Global Environment Outlook (GEO) is a series of reports that review the state and direction of the global environment, issued periodically by the United Nations Environment Program (UNEP). The GEO project is a response to the environmental reporting requirements of UN Agenda 21 and to a UNEP Governing Council decision of May 1995.

It was introduced after the 1992 Rio Conference on Environment and Development, at a time when government and stakeholders lacked a common information basis to develop a broad and comprehensive view of environmental issues.
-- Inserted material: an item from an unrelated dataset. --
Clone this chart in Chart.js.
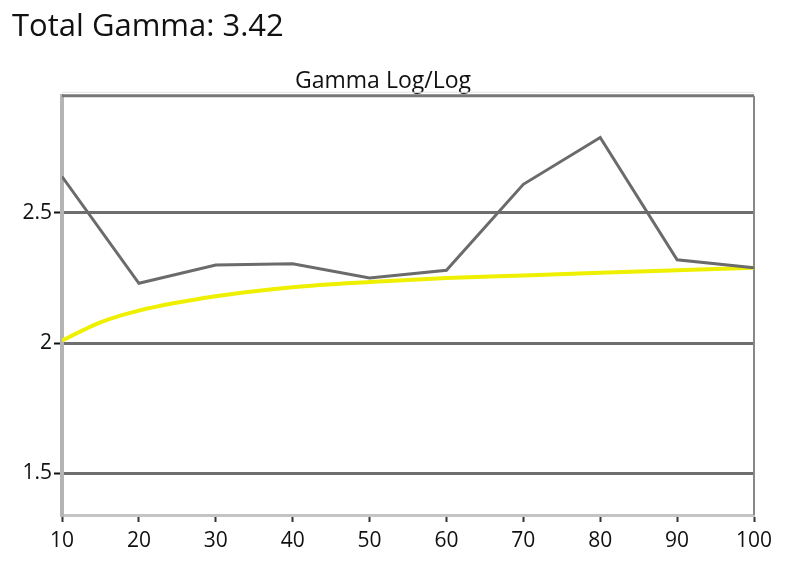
<!DOCTYPE html>
<html>
<head>
<meta charset="utf-8">
<script src="https://cdn.jsdelivr.net/npm/chart.js@4/dist/chart.umd.min.js"></script>
<style>
  html, body { margin: 0; padding: 0; background: #fff; }
  #wrap { width: 792px; height: 563px; }
</style>
</head>
<body>
<div id="wrap"><canvas id="gamma" width="792" height="563"></canvas></div>
<script>
// measured gamma per stimulus level
var levels = [10, 20, 30, 40, 50, 60, 70, 80, 90, 100];
var measured = [2.64, 2.23, 2.30, 2.305, 2.25, 2.28, 2.61, 2.79, 2.32, 2.29];

// target curve
var targetLevels = [10, 15, 20, 30, 40, 50, 60, 70, 80, 90, 100];
var target = [2.01, 2.08, 2.125, 2.18, 2.215, 2.235, 2.25, 2.26, 2.27, 2.28, 2.29];

var yTicks = [1.5, 2, 2.5];

function pts(xs, ys) {
  return xs.map(function (x, i) { return { x: x, y: ys[i] }; });
}

// top + right frame lines
var frame = {
  id: 'frame',
  beforeDatasetsDraw: function (chart) {
    var a = chart.chartArea, c = chart.ctx;
    c.save();
    c.strokeStyle = '#e4e4e4';
    c.lineWidth = 1;
    c.beginPath();
    c.moveTo(a.left, a.top - 3.5); c.lineTo(a.right, a.top - 3.5);
    c.stroke();
    c.strokeStyle = '#777';
    c.lineWidth = 3;
    c.beginPath();
    c.moveTo(a.left, a.top); c.lineTo(a.right, a.top);
    c.stroke();
    c.strokeStyle = '#888';
    c.lineWidth = 2;
    c.beginPath();
    c.moveTo(a.right, a.top); c.lineTo(a.right, a.bottom);
    c.stroke();
    c.restore();
  }
};

var ctx = document.getElementById('gamma');
var gammaChart = new Chart(ctx, {
  type: 'line',
  data: {
    datasets: [{
      label: 'Measured',
      data: pts(levels, measured),
      borderColor: '#6b6b6b',
      borderWidth: 3,
      pointRadius: 0,
      tension: 0
    }, {
      label: 'Target',
      data: pts(targetLevels, target),
      borderColor: '#eef000',
      borderWidth: 4,
      pointRadius: 0,
      cubicInterpolationMode: 'monotone'
    }]
  },
  options: {
    responsive: false,
    animation: false,
    layout: { padding: { left: 12, right: 38, top: 0, bottom: 0 } },
    plugins: {
      legend: { display: false },
      tooltip: { enabled: false },
      title: {
        display: true,
        text: 'Total Gamma: 3.42',
        align: 'start',
        color: '#111',
        font: { family: 'Open Sans', size: 31, weight: 'normal', lineHeight: 1.2 },
        padding: { top: 9, bottom: 13 }
      },
      subtitle: {
        display: true,
        text: 'Gamma Log/Log',
        color: '#111',
        font: { family: 'Open Sans', size: 23, lineHeight: 1.2 },
        padding: { top: 8, bottom: 1 }
      }
    },
    scales: {
      x: {
        type: 'linear',
        min: 10,
        max: 100,
        afterFit: function (s) { s.height = 48; },
        ticks: {
          stepSize: 10,
          color: '#111',
          padding: 6,
          font: { family: 'Open Sans', size: 21 }
        },
        grid: {
          drawOnChartArea: false,
          tickLength: 7,
          tickColor: '#333',
          tickWidth: 2
        },
        border: { color: '#c4c4c4', width: 3 }
      },
      y: {
        min: 1.34,
        max: 2.95,
        afterFit: function (s) { s.width = 50; },
        afterBuildTicks: function (s) {
          s.ticks = yTicks.map(function (v) { return { value: v }; });
        },
        ticks: {
          color: '#111',
          padding: 2,
          font: { family: 'Open Sans', size: 21 },
          callback: function (v) { return String(v); }
        },
        grid: {
          color: '#6e6e6e',
          lineWidth: 3,
          tickLength: 8,
          tickColor: '#111',
          tickWidth: 2
        },
        border: { color: '#b4b4b4', width: 4 }
      }
    }
  },
  plugins: [frame]
});
</script>
</body>
</html>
Seven GEO reports have been published to date: GEO-1 in 1997, GEO-2000 (i.e., GEO-2) in 1999, GEO-3 in 2002, GEO-4 in 2007, GEO-5 in 2012, GEO-6 in 2019, and GEO-7 in 2025.

==GEO process==

GEO is a global process conducted by the United Nations Environment Programme (UNEP). Its approach is based on the global integrated environment assessment (IEA), as well as at a regional, national and local levels around the world. The process provides an assessment of the current state of the environment, an evaluation of the effectiveness of policies and actions taken to address environmental issues, and projections of future environmental trends.

This process also includes a review of scientific knowledge which may come from several institutions. This comes from universities and consists of established theories and methods to establish new research. Following that, would be the indigenous Knowledge which focuses on knowledge and information gathered from the local area. Although not as formal as the previous source, it's becoming increasingly recognized for its insight on social-ecological systems. Lastly, there's the technical knowledge which is characterized by statistical data, procedural information, or policy related evaluations. Each category of scientific knowledge is followed up with consultation from a wide range of stakeholders, including governments, non-governmental organizations, and the private sector.

The process is intended to inform policy and decision-making at the national and international levels.

The GEO way of doing a global assessment aims to do the following:

- cover a broad spectrum of issues, including socio-economic aspects.
- adopt global and regional perspectives throughout; and with cross-scale perspectives in mind. The global issues are framed in their regional context in terms of actual policy environments, vulnerabilities, and development issues.
- collaborate and encourage a participatory process. It builds a positive impact from a constantly changing network of individuals and institutions.
- be science-based and policy-relevant. It balances flexibility and structure for its process and concepts.
- cover an analysis of the past, present, and future by recurring on several circuits of data and expertise, namely history, monitoring, modelling, and political science.
- include assessments of policies without being policy-prescriptive.